Dataset excerpt ::
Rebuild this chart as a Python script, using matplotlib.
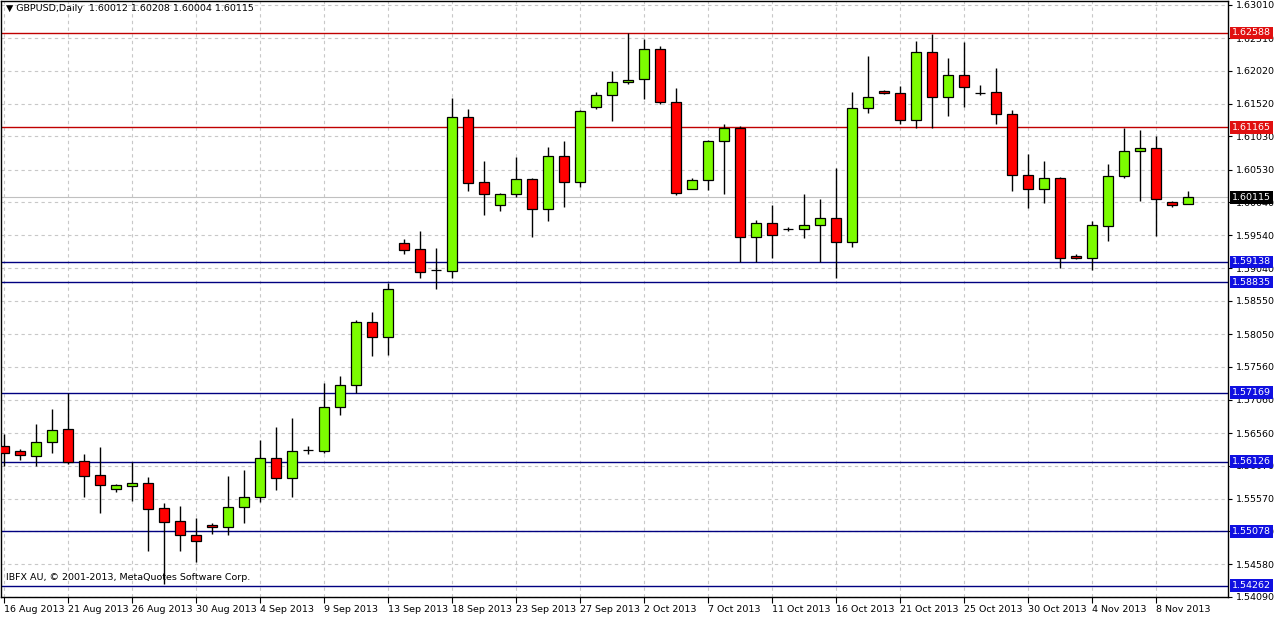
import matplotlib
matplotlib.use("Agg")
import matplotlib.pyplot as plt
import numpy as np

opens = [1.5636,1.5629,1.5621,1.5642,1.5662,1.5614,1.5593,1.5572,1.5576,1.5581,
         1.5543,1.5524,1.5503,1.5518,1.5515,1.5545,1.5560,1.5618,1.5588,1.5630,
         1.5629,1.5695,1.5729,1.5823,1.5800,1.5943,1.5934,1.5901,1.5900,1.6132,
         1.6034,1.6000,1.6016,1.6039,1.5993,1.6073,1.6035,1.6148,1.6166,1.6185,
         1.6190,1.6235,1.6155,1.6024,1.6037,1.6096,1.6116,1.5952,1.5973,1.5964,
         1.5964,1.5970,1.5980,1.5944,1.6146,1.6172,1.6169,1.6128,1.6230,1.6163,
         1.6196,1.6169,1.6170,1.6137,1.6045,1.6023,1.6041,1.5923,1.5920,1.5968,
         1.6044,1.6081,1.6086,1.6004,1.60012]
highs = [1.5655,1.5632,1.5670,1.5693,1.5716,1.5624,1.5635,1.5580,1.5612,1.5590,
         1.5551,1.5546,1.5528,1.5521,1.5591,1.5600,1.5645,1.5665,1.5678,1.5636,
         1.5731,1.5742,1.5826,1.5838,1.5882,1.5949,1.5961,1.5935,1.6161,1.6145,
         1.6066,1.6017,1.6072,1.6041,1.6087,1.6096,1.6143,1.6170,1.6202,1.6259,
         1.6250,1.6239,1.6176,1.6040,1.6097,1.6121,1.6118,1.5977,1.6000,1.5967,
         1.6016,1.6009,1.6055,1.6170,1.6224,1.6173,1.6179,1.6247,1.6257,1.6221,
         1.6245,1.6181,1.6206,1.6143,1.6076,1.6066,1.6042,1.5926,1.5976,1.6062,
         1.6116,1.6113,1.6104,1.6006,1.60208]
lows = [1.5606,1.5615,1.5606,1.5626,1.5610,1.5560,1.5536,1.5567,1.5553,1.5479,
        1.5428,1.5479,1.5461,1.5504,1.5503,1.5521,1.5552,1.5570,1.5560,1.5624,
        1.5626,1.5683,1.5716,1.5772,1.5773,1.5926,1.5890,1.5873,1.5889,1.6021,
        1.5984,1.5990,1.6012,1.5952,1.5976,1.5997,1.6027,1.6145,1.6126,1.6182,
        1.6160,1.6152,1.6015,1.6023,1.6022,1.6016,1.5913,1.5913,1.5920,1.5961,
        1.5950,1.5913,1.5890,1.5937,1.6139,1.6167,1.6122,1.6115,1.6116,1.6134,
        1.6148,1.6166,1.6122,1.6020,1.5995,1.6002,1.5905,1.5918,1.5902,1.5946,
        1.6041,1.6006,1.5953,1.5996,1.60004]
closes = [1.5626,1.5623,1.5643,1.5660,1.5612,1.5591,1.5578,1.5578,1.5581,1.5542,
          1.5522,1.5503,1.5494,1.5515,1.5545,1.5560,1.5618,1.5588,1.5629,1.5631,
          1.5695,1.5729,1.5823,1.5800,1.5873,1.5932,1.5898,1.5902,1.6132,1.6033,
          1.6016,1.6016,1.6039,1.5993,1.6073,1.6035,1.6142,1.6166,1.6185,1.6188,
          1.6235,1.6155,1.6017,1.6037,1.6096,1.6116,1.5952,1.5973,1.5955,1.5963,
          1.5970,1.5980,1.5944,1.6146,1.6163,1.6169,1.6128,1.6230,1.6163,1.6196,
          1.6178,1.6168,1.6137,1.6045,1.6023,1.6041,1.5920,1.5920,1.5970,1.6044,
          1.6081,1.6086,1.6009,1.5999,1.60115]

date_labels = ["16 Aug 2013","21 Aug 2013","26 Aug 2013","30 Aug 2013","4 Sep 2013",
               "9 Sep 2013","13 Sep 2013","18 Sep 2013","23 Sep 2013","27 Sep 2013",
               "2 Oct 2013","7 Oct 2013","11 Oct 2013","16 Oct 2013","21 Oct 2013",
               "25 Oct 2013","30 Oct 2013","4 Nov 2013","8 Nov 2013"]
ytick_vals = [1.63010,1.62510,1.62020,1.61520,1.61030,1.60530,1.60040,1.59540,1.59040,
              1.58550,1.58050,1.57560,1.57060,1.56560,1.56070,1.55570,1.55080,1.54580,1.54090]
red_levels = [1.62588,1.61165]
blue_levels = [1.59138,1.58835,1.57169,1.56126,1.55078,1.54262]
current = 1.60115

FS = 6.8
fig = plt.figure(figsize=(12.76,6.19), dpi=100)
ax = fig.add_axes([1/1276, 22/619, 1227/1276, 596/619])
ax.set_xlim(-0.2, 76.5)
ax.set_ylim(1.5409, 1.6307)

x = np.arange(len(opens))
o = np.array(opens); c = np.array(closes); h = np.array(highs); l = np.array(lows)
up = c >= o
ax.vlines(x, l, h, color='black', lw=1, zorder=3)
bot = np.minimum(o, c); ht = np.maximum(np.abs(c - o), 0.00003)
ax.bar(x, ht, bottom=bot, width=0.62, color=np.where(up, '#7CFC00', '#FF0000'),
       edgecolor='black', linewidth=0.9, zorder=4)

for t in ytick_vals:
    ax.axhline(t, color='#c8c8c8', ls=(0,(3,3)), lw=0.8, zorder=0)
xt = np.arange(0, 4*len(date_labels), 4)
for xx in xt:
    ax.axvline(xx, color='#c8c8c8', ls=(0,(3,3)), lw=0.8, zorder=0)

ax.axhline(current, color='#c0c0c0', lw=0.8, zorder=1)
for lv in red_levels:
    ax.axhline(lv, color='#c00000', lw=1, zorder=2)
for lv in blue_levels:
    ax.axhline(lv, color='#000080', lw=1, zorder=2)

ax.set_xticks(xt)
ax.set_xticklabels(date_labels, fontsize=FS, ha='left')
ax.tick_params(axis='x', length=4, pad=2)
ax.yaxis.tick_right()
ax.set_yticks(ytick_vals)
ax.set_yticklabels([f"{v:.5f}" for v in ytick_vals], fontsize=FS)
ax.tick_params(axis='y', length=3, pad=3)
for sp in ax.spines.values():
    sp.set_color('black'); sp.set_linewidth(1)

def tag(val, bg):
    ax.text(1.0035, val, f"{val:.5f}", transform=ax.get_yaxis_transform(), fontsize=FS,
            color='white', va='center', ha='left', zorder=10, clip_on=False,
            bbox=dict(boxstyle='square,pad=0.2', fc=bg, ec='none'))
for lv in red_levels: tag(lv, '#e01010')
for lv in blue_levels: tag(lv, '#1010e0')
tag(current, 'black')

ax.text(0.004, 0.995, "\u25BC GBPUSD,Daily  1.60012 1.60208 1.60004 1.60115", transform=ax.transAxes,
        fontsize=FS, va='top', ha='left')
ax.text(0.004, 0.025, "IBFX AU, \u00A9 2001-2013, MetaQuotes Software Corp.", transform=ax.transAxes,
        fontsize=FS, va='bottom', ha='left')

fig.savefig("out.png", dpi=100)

Request ::
Copy the data exactly. Any picture it contains is to be omitted.

Completed task ::
Rebuild this chart as a Python script, using matplotlib.
import matplotlib
matplotlib.use("Agg")
import matplotlib.pyplot as plt
import numpy as np

opens = [1.5636,1.5629,1.5621,1.5642,1.5662,1.5614,1.5593,1.5572,1.5576,1.5581,
         1.5543,1.5524,1.5503,1.5518,1.5515,1.5545,1.5560,1.5618,1.5588,1.5630,
         1.5629,1.5695,1.5729,1.5823,1.5800,1.5943,1.5934,1.5901,1.5900,1.6132,
         1.6034,1.6000,1.6016,1.6039,1.5993,1.6073,1.6035,1.6148,1.6166,1.6185,
         1.6190,1.6235,1.6155,1.6024,1.6037,1.6096,1.6116,1.5952,1.5973,1.5964,
         1.5964,1.5970,1.5980,1.5944,1.6146,1.6172,1.6169,1.6128,1.6230,1.6163,
         1.6196,1.6169,1.6170,1.6137,1.6045,1.6023,1.6041,1.5923,1.5920,1.5968,
         1.6044,1.6081,1.6086,1.6004,1.60012]
highs = [1.5655,1.5632,1.5670,1.5693,1.5716,1.5624,1.5635,1.5580,1.5612,1.5590,
         1.5551,1.5546,1.5528,1.5521,1.5591,1.5600,1.5645,1.5665,1.5678,1.5636,
         1.5731,1.5742,1.5826,1.5838,1.5882,1.5949,1.5961,1.5935,1.6161,1.6145,
         1.6066,1.6017,1.6072,1.6041,1.6087,1.6096,1.6143,1.6170,1.6202,1.6259,
         1.6250,1.6239,1.6176,1.6040,1.6097,1.6121,1.6118,1.5977,1.6000,1.5967,
         1.6016,1.6009,1.6055,1.6170,1.6224,1.6173,1.6179,1.6247,1.6257,1.6221,
         1.6245,1.6181,1.6206,1.6143,1.6076,1.6066,1.6042,1.5926,1.5976,1.6062,
         1.6116,1.6113,1.6104,1.6006,1.60208]
lows = [1.5606,1.5615,1.5606,1.5626,1.5610,1.5560,1.5536,1.5567,1.5553,1.5479,
        1.5428,1.5479,1.5461,1.5504,1.5503,1.5521,1.5552,1.5570,1.5560,1.5624,
        1.5626,1.5683,1.5716,1.5772,1.5773,1.5926,1.5890,1.5873,1.5889,1.6021,
        1.5984,1.5990,1.6012,1.5952,1.5976,1.5997,1.6027,1.6145,1.6126,1.6182,
        1.6160,1.6152,1.6015,1.6023,1.6022,1.6016,1.5913,1.5913,1.5920,1.5961,
        1.5950,1.5913,1.5890,1.5937,1.6139,1.6167,1.6122,1.6115,1.6116,1.6134,
        1.6148,1.6166,1.6122,1.6020,1.5995,1.6002,1.5905,1.5918,1.5902,1.5946,
        1.6041,1.6006,1.5953,1.5996,1.60004]
closes = [1.5626,1.5623,1.5643,1.5660,1.5612,1.5591,1.5578,1.5578,1.5581,1.5542,
          1.5522,1.5503,1.5494,1.5515,1.5545,1.5560,1.5618,1.5588,1.5629,1.5631,
          1.5695,1.5729,1.5823,1.5800,1.5873,1.5932,1.5898,1.5902,1.6132,1.6033,
          1.6016,1.6016,1.6039,1.5993,1.6073,1.6035,1.6142,1.6166,1.6185,1.6188,
          1.6235,1.6155,1.6017,1.6037,1.6096,1.6116,1.5952,1.5973,1.5955,1.5963,
          1.5970,1.5980,1.5944,1.6146,1.6163,1.6169,1.6128,1.6230,1.6163,1.6196,
          1.6178,1.6168,1.6137,1.6045,1.6023,1.6041,1.5920,1.5920,1.5970,1.6044,
          1.6081,1.6086,1.6009,1.5999,1.60115]

date_labels = ["16 Aug 2013","21 Aug 2013","26 Aug 2013","30 Aug 2013","4 Sep 2013",
               "9 Sep 2013","13 Sep 2013","18 Sep 2013","23 Sep 2013","27 Sep 2013",
               "2 Oct 2013","7 Oct 2013","11 Oct 2013","16 Oct 2013","21 Oct 2013",
               "25 Oct 2013","30 Oct 2013","4 Nov 2013","8 Nov 2013"]
ytick_vals = [1.63010,1.62510,1.62020,1.61520,1.61030,1.60530,1.60040,1.59540,1.59040,
              1.58550,1.58050,1.57560,1.57060,1.56560,1.56070,1.55570,1.55080,1.54580,1.54090]
red_levels = [1.62588,1.61165]
blue_levels = [1.59138,1.58835,1.57169,1.56126,1.55078,1.54262]
current = 1.60115

FS = 6.8
fig = plt.figure(figsize=(12.76,6.19), dpi=100)
ax = fig.add_axes([1/1276, 22/619, 1227/1276, 596/619])
ax.set_xlim(-0.2, 76.5)
ax.set_ylim(1.5409, 1.6307)

x = np.arange(len(opens))
o = np.array(opens); c = np.array(closes); h = np.array(highs); l = np.array(lows)
up = c >= o
ax.vlines(x, l, h, color='black', lw=1, zorder=3)
bot = np.minimum(o, c); ht = np.maximum(np.abs(c - o), 0.00003)
ax.bar(x, ht, bottom=bot, width=0.62, color=np.where(up, '#7CFC00', '#FF0000'),
       edgecolor='black', linewidth=0.9, zorder=4)

for t in ytick_vals:
    ax.axhline(t, color='#c8c8c8', ls=(0,(3,3)), lw=0.8, zorder=0)
xt = np.arange(0, 4*len(date_labels), 4)
for xx in xt:
    ax.axvline(xx, color='#c8c8c8', ls=(0,(3,3)), lw=0.8, zorder=0)

ax.axhline(current, color='#c0c0c0', lw=0.8, zorder=1)
for lv in red_levels:
    ax.axhline(lv, color='#c00000', lw=1, zorder=2)
for lv in blue_levels:
    ax.axhline(lv, color='#000080', lw=1, zorder=2)

ax.set_xticks(xt)
ax.set_xticklabels(date_labels, fontsize=FS, ha='left')
ax.tick_params(axis='x', length=4, pad=2)
ax.yaxis.tick_right()
ax.set_yticks(ytick_vals)
ax.set_yticklabels([f"{v:.5f}" for v in ytick_vals], fontsize=FS)
ax.tick_params(axis='y', length=3, pad=3)
for sp in ax.spines.values():
    sp.set_color('black'); sp.set_linewidth(1)

def tag(val, bg):
    ax.text(1.0035, val, f"{val:.5f}", transform=ax.get_yaxis_transform(), fontsize=FS,
            color='white', va='center', ha='left', zorder=10, clip_on=False,
            bbox=dict(boxstyle='square,pad=0.2', fc=bg, ec='none'))
for lv in red_levels: tag(lv, '#e01010')
for lv in blue_levels: tag(lv, '#1010e0')
tag(current, 'black')

ax.text(0.004, 0.995, "\u25BC GBPUSD,Daily  1.60012 1.60208 1.60004 1.60115", transform=ax.transAxes,
        fontsize=FS, va='top', ha='left')
ax.text(0.004, 0.025, "IBFX AU, \u00A9 2001-2013, MetaQuotes Software Corp.", transform=ax.transAxes,
        fontsize=FS, va='bottom', ha='left')

fig.savefig("out.png", dpi=100)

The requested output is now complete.